Figure 6. (a) The morphology and (b) XRD results of the Ti6242–0.7Y₂O₃ alloy powder.

This analysis confirms that fine Y₂O₃ particles of several tens of nanometers in size can be uniformly dispersed within the Ti6242 alloy powder using the in situ gas atomization method. Above the melting point of Ti6242–0.7Y₂O₃ alloy, the higher oxidation driving force for oxygen dissolution into the Ti6242 matrix causes Y₂O₃ to dissolve into the Ti6242 molten metal. During cooling, the driving force reverses, leading to Y₂O₃ reprecipitation inside the Ti6242 matrix due to the higher oxidation driving force of Y to form Y₂O₃. When preparing the alloy ingot by VAR, Y₂O₃ precipitates coarsely along grain boundaries due to the slow cooling rate. In contrast, the rapid cooling induced by high-pressure gas spraying during the gas atomization process results in the uniform formation of fine Y₂O₃ particles, several tens of nanometers in size, inside the powder.

Figure 7. Cross-section microstructure of the (a) low magnification and (b) high magnification of the Ti6242–0.7Y₂O₃ alloy powder observed by the FE–SEM.

Figure 7. Cross-section microstructure of the (a) low magnification and (b) high magnification of the Ti6242–0.7Y₂O₃ alloy powder observed by the FE–SEM.

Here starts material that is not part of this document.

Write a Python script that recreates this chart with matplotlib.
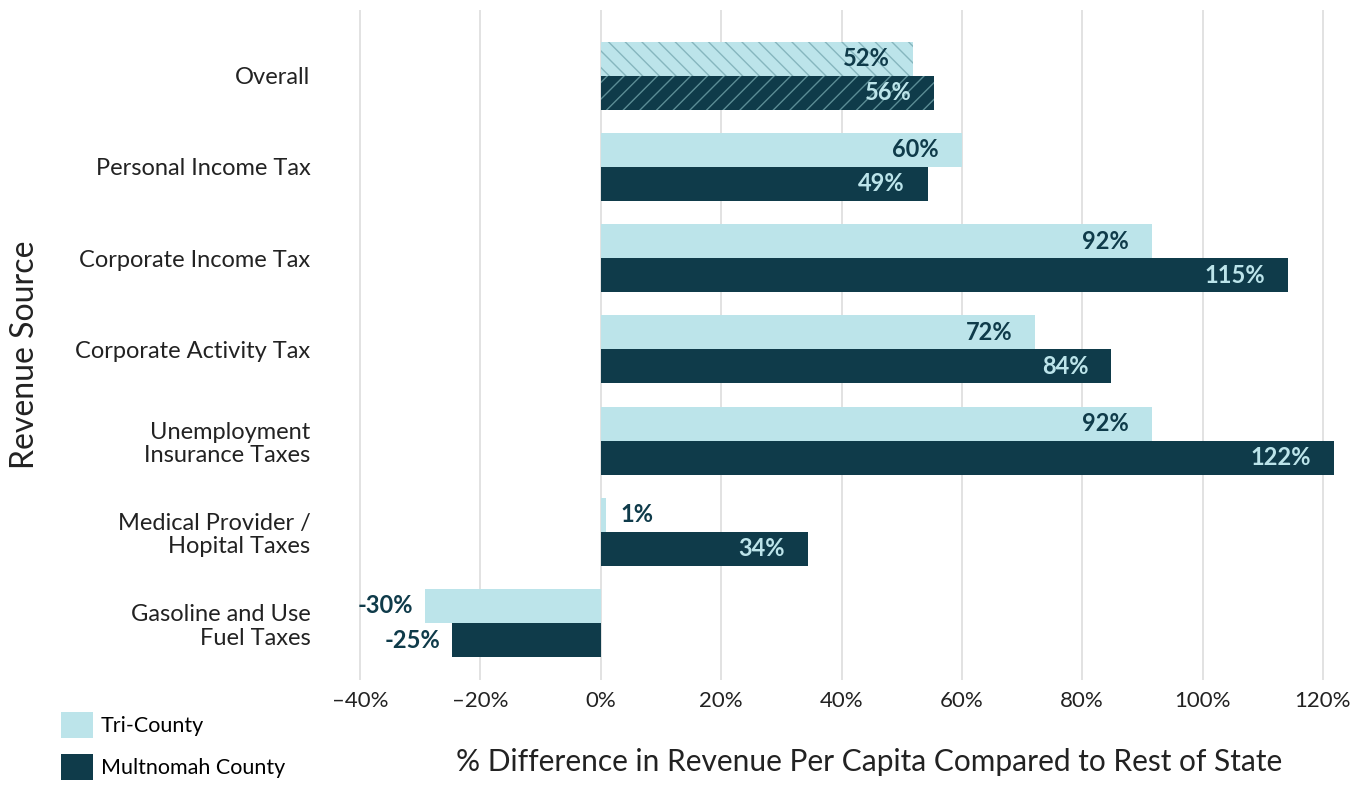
import matplotlib.pyplot as plt
import numpy as np
from matplotlib.patches import Patch

plt.rcParams['font.family'] = ['Lato', 'DejaVu Sans']

categories = ['Overall', 'Personal Income Tax', 'Corporate Income Tax', 'Corporate Activity Tax',
              'Unemployment\nInsurance Taxes', 'Medical Provider /\nHopital Taxes',
              'Gasoline and Use\nFuel Taxes']
tri_county = [51.8, 60, 91.6, 72.2, 91.6, 0.8, -29.2]
multnomah = [55.4, 54.3, 114.2, 84.8, 121.8, 34.4, -24.7]
tri_labels = ['52%', '60%', '92%', '72%', '92%', '1%', '-30%']
mult_labels = ['56%', '49%', '115%', '84%', '122%', '34%', '-25%']
xticks = [-40, -20, 0, 20, 40, 60, 80, 100, 120]

light = '#bce4ea'
dark = '#0f3b4a'

fig = plt.figure(figsize=(13.6, 7.9), dpi=100)
ax = fig.add_axes([330 / 1360, 110 / 790, 1020 / 1360, 670 / 790])

y = np.arange(len(categories))
h = 0.373
off = 0.1865

for i in range(len(categories)):
    hatch_t = '\\\\' if i == 0 else None
    hatch_m = '//' if i == 0 else None
    ax.barh(y[i] - off, tri_county[i], height=h, color=light, edgecolor='#86b6be' if i == 0 else light,
            linewidth=0, hatch=hatch_t, zorder=2)
    ax.barh(y[i] + off, multnomah[i], height=h, color=dark, edgecolor='#5b8c95' if i == 0 else dark,
            linewidth=0, hatch=hatch_m, zorder=2)

    # labels
    for val, lab, yy, col_in in [(tri_county[i], tri_labels[i], y[i] - off, dark),
                                 (multnomah[i], mult_labels[i], y[i] + off, light)]:
        if val < 0:
            ax.text(val - 2, yy, lab, ha='right', va='center', fontsize=17, fontweight='bold',
                    color=dark, zorder=3)
        elif val < 10:
            ax.text(val + 2.5, yy, lab, ha='left', va='center', fontsize=17, fontweight='bold',
                    color=dark, zorder=3)
        else:
            ax.text(val - 3.8, yy, lab, ha='right', va='center', fontsize=17, fontweight='bold',
                    color=col_in, zorder=3)

ax.set_xlim(-45, 124.5)
ax.set_ylim(6.625, -0.72)
ax.set_xticks(xticks)
ax.set_xticklabels([f'{t}%'.replace('-', '\u2013') for t in xticks], fontsize=16, color='#222222')
ax.set_yticks(y)
ax.set_yticklabels(categories, fontsize=17, color='#222222', linespacing=1.15)
ax.tick_params(length=0, axis='y', pad=14)
ax.tick_params(length=0, axis='x', pad=8)
ax.grid(axis='x', color='#dddddd', linewidth=1.2, zorder=0)
ax.set_axisbelow(True)
for s in ax.spines.values():
    s.set_visible(False)

ax.set_xlabel('% Difference in Revenue Per Capita Compared to Rest of State', fontsize=21.5,
              color='#222222', va='center')
ax.xaxis.set_label_coords((869 - 330) / 1020, -(762 - 680) / 670)
fig.text(25 / 1360, 1 - 355 / 790, 'Revenue Source', rotation=90, fontsize=23, color='#222222',
         ha='center', va='center')

handles = [Patch(facecolor=light, label='Tri-County'), Patch(facecolor=dark, label='Multnomah County')]
fig.legend(handles=handles, loc='lower left', bbox_to_anchor=(48 / 1360, -0.004), frameon=False,
           fontsize=15.5, handlelength=1.5, handleheight=1.5, handletextpad=0.35, labelspacing=0.75,
           borderpad=0.1)

fig.savefig('out.png', dpi=100)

To examine the thermal stability of the Y₂O₃ particles inside the powder, the Ti6242–0.7Y₂O₃ alloy powder was annealed at 600 °C for 10 h in a high-vacuum atmosphere. Figure 9a,b show the low- and high-magnification cross-section microstructures of the alloy powder after annealing, respectively. Since the maximum service temperature of the Ti6242 alloy is 538 °C, the alloy powder annealed at 600 °C, slightly higher than the service temperature. Compared to the microstructure of the Ti6242–0.7Y₂O₃ alloy powder before annealing, the Y₂O₃ particles showed similar size and distribution. According to the thermodynamic calculation results (Figure 4), Y₂O₃ particles were stable at low temperature, and they began to dissolve above 1210 K (936.85 °C). Therefore, since the Y₂O₃ particles do not dissolve and remain stable up to 936.85 °C, it seems that no coalescence or agglomeration of the Y₂O₃ particles occurred even after annealing at 600 °C.

Figure 8. (a) Oxide particles inside the Ti6242–0.7Y₂O₃ alloy powder observed by FE−TEM and (b) its diffraction pattern. The red box in (a) indicates the component analysis.

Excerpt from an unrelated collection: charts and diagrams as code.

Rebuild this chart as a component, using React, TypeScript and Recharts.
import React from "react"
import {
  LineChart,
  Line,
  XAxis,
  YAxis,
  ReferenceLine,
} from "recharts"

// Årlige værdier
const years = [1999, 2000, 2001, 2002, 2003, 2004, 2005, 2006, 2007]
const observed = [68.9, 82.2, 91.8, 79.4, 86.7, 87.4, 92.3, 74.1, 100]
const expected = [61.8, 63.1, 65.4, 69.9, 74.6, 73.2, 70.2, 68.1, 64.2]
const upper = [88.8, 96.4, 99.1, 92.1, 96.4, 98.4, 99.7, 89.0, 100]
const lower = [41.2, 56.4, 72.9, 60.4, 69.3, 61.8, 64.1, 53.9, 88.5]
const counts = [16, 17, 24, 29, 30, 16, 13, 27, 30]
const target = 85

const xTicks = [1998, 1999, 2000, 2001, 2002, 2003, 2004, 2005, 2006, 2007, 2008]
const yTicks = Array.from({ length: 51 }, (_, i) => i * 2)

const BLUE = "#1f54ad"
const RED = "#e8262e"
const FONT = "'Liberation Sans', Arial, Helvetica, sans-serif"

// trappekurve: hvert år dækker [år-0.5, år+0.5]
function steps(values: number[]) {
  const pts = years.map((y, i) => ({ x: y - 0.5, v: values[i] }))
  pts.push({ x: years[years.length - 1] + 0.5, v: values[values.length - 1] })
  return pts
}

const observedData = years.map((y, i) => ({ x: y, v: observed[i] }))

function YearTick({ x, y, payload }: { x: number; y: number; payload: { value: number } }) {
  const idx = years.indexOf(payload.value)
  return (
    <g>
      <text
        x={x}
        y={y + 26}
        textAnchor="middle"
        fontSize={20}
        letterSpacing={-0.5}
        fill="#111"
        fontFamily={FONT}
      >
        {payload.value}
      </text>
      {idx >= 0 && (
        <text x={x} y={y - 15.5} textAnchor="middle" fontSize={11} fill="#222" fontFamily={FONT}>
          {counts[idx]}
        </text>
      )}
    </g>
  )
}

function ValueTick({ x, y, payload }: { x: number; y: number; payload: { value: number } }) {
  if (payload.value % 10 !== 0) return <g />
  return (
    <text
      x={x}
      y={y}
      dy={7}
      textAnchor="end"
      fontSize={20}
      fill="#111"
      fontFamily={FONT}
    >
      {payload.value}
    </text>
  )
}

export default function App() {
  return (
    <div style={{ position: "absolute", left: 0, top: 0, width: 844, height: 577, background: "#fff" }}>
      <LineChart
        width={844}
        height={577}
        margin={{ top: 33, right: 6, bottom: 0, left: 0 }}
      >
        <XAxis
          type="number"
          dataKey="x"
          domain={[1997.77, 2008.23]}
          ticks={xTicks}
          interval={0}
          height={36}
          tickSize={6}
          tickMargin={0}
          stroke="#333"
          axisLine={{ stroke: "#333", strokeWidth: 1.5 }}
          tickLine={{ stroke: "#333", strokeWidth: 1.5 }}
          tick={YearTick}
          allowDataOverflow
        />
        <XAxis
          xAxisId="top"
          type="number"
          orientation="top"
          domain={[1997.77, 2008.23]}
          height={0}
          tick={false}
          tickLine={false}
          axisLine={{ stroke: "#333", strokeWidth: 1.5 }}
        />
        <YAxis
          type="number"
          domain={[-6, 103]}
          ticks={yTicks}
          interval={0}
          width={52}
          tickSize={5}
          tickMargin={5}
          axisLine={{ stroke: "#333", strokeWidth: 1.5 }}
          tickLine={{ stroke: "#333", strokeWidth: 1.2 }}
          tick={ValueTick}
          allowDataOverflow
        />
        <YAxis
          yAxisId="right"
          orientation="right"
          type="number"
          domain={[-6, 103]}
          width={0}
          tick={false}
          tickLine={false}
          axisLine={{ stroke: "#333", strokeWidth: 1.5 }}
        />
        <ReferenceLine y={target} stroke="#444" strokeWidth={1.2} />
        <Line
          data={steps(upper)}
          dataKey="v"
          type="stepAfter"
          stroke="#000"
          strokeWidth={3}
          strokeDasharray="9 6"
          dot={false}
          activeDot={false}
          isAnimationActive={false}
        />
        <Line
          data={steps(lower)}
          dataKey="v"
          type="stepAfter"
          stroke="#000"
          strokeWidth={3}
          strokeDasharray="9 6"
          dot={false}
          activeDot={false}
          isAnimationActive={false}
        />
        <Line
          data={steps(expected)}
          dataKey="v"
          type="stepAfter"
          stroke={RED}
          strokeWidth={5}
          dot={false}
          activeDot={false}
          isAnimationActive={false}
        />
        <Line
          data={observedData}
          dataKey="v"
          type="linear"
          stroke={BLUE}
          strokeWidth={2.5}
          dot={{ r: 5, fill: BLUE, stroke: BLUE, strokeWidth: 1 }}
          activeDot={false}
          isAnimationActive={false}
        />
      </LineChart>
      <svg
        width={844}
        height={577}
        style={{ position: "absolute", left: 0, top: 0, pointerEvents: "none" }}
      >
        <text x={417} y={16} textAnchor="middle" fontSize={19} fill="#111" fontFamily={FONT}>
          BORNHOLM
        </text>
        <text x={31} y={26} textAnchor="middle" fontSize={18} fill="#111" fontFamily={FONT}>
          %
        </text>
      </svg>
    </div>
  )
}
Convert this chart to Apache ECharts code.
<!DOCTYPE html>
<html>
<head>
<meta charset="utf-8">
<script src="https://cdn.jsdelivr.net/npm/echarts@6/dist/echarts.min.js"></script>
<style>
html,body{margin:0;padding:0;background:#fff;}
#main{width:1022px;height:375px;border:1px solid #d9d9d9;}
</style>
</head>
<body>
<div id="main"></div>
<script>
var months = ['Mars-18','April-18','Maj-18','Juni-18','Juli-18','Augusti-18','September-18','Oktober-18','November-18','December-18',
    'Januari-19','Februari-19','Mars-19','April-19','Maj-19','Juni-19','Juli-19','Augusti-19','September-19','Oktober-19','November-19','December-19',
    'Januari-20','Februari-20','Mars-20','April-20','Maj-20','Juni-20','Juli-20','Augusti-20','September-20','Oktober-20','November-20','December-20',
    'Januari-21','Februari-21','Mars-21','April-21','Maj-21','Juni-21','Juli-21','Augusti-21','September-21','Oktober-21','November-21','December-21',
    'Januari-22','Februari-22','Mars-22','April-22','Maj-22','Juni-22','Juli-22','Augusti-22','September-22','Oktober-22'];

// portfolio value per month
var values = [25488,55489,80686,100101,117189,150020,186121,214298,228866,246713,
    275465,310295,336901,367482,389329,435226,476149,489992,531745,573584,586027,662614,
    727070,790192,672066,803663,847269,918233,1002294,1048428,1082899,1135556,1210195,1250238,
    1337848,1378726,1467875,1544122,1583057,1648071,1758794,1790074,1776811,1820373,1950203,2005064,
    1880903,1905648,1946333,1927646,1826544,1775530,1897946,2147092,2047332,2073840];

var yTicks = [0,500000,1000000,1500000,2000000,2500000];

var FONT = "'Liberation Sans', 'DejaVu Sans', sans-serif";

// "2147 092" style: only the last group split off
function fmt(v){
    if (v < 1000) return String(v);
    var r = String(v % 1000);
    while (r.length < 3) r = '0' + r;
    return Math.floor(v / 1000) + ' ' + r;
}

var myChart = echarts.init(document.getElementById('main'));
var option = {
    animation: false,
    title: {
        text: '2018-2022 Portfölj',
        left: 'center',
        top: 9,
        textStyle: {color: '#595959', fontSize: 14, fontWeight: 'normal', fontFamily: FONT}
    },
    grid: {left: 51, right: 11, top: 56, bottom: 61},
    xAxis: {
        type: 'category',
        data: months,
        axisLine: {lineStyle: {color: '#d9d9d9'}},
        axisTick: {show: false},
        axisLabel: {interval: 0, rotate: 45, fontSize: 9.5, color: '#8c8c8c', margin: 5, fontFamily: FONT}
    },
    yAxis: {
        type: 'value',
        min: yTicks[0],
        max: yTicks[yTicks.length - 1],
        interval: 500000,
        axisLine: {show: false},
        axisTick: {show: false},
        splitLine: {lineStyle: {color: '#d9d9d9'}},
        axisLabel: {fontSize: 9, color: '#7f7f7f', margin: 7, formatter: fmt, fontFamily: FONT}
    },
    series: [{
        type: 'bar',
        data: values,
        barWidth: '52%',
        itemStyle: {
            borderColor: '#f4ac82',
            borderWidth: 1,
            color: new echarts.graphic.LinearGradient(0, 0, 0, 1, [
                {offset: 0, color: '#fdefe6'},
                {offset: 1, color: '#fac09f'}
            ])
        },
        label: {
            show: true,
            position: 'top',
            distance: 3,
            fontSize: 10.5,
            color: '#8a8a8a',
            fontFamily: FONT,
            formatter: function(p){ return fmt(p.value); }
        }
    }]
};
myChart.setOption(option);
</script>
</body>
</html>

Figure 8. (a) Oxide particles inside the Ti6242–0.7Y₂O₃ alloy powder observed by FE−TEM and (b) its diffraction pattern. The red box in (a) indicates the component analysis.

Previous studies explored the use of dispersion materials, such as oxide particles, in additive manufacturing to reduce defects in manufactured parts and enhance mechanical properties through dispersion-strengthening effects. However, these studies primarily utilized powders with dispersion nanoparticles adhered to the powder surface via wet chemical methods or mechanical mixing [19,20]. Such approaches result in several limitations, including the uneven distribution of dispersion materials on the powder surface, reduced powder fluidity, and detachment of dispersion particles during powder flow.

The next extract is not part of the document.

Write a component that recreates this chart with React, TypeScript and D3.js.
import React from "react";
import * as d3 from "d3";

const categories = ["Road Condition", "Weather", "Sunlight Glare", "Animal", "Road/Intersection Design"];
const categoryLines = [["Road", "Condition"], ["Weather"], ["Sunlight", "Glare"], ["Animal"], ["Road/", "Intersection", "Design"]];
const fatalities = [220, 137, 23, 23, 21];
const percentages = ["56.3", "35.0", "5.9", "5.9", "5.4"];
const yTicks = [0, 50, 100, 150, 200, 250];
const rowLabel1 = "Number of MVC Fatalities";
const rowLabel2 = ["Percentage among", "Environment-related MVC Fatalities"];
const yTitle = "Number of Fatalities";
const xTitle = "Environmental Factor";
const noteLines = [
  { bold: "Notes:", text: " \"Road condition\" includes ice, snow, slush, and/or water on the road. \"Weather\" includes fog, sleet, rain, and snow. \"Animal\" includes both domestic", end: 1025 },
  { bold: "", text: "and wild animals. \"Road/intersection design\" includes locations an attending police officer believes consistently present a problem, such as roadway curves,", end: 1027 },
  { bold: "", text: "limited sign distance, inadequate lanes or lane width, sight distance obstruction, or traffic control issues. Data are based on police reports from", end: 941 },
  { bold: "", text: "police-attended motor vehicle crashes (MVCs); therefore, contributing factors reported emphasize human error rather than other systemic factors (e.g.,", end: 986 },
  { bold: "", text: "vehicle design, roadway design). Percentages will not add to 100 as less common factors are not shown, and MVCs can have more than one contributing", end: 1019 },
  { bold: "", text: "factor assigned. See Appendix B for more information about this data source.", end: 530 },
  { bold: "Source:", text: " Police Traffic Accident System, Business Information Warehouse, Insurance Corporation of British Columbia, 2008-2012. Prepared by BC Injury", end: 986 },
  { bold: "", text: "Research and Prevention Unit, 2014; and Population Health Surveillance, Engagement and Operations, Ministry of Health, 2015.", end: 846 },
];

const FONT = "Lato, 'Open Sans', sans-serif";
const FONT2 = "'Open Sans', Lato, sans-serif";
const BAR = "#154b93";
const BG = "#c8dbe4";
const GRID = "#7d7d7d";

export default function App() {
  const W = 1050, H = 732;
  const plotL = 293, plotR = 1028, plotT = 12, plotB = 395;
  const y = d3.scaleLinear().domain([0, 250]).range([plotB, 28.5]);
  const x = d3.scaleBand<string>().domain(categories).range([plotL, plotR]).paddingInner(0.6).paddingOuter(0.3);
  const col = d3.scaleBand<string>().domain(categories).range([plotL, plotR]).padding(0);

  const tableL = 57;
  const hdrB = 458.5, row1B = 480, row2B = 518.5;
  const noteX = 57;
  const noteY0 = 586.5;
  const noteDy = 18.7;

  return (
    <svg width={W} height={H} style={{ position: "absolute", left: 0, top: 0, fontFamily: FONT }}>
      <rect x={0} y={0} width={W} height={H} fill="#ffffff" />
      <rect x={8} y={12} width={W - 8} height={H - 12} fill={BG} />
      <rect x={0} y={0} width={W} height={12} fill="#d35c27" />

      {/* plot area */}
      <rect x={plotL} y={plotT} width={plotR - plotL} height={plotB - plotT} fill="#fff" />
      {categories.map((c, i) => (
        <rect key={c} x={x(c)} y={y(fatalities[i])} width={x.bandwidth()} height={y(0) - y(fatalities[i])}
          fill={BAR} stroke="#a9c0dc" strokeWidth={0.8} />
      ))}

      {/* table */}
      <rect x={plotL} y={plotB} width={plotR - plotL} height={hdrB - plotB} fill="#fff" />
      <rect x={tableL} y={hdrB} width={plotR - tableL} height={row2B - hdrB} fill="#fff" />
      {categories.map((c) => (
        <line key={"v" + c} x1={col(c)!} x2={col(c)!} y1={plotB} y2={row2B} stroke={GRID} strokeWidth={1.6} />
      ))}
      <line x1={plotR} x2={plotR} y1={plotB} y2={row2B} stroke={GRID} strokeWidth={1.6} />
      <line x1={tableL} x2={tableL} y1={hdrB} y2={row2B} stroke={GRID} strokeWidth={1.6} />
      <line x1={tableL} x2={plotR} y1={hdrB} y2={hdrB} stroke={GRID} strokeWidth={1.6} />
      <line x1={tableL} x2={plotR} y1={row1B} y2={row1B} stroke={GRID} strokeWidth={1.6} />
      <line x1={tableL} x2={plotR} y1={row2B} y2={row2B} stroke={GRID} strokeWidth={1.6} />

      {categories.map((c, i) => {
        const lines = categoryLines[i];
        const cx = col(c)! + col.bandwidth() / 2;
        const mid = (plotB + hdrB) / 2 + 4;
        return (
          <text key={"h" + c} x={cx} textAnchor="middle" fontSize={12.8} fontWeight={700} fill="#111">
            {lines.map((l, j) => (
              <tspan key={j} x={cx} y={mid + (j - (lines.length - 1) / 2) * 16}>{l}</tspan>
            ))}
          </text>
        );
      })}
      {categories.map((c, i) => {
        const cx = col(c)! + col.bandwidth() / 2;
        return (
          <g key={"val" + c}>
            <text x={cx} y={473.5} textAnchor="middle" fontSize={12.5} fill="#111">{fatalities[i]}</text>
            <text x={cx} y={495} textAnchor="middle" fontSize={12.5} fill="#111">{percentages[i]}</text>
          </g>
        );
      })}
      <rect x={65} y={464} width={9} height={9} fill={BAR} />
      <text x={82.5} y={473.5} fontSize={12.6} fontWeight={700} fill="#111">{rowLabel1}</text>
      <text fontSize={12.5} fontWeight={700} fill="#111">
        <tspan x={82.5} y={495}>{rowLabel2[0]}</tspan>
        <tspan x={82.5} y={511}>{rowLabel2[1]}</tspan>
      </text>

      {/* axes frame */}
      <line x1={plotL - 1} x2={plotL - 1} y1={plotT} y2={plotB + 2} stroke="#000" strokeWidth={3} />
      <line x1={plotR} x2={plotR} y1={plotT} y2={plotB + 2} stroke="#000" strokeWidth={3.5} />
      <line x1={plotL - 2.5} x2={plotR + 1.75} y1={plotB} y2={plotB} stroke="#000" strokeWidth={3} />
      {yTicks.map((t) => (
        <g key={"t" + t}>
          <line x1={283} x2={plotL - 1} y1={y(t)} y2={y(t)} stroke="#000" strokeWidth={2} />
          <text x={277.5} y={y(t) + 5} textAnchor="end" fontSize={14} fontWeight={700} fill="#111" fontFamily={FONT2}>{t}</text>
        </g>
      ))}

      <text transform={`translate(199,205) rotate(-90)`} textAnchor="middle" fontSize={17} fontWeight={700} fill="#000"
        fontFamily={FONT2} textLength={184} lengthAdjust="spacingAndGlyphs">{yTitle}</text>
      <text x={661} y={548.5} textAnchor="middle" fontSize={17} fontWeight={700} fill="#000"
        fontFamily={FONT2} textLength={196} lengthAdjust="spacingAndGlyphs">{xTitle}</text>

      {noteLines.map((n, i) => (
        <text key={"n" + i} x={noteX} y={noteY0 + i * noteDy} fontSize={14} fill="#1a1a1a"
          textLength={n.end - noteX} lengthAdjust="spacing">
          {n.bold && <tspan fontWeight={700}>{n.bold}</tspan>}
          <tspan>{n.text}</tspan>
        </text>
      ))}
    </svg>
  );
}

The ODS Ti6242 alloy powder developed in this study addresses these limitations by incorporating fine oxides distributed inside the powder while maintaining a smooth surface comparable to conventional alloy powders used in additive manufacturing. This approach offers several potential advantages, including uniform distribution of dispersion particles throughout the powder and preserved powder fluidity due to the smooth surface. In addition, the ODS Ti6242 powder fabrication technology developed in this study offers a cost advantage, making it suitable for mass production. When manufacturing rod ingots for the EIGA by VAR, the Y₂O₃ powder is dissolved during melting and reprecipitated upon cooling, eliminating the need for using expensive nano-sized Y₂O₃ powders. Furthermore, there is no increase in process costs, as the powder can be fabricated using the same EIGA process employed for conventional Ti powder production.

4. Conclusions

In this study, the fabrication of ODS Ti6242 alloy powder with uniformly distributed fine Y₂O₃ particles was achieved using the in situ gas atomization method. The equilibrium phase formation behavior of Ti6242–0.7Y₂O₃ alloy was calculated, and the dissolution temperature of Y₂O₃ and solidus temperature of the alloy were 1783 and 1915 K, respectively. Ti6242–0.7Y₂O₃ alloy demonstrated a thermodynamic relationship wherein Y₂O₃ completely dissolved into molten Ti6242 during the melting process of gas atomization and subsequently reprecipitated during the cooling stage of powder production. When fabricating the alloy ingot via VAR, the relatively slow cooling rate resulted in coarse precipitation of Y₂O₃ along the grain boundaries. The Ti6242–0.7Y₂O₃ alloy powder exhibited a spherical shape with a smooth surface devoid of oxides on the powder surface. The alloy powder exhibited a flowability of 30.5 s/50 g, a value which is similar to that of conventional Ti alloy powders. Cross-sectional analysis of the ODS Ti6242 powder revealed uniform precipitation of fine Y₂O₃ particles inside the powder. According to the TEM analysis, the Y₂O₃ particles had a size of approximately 40–50 nm. This fine and uniform distribution was attributed to the rapid cooling rate of the gas atomization process.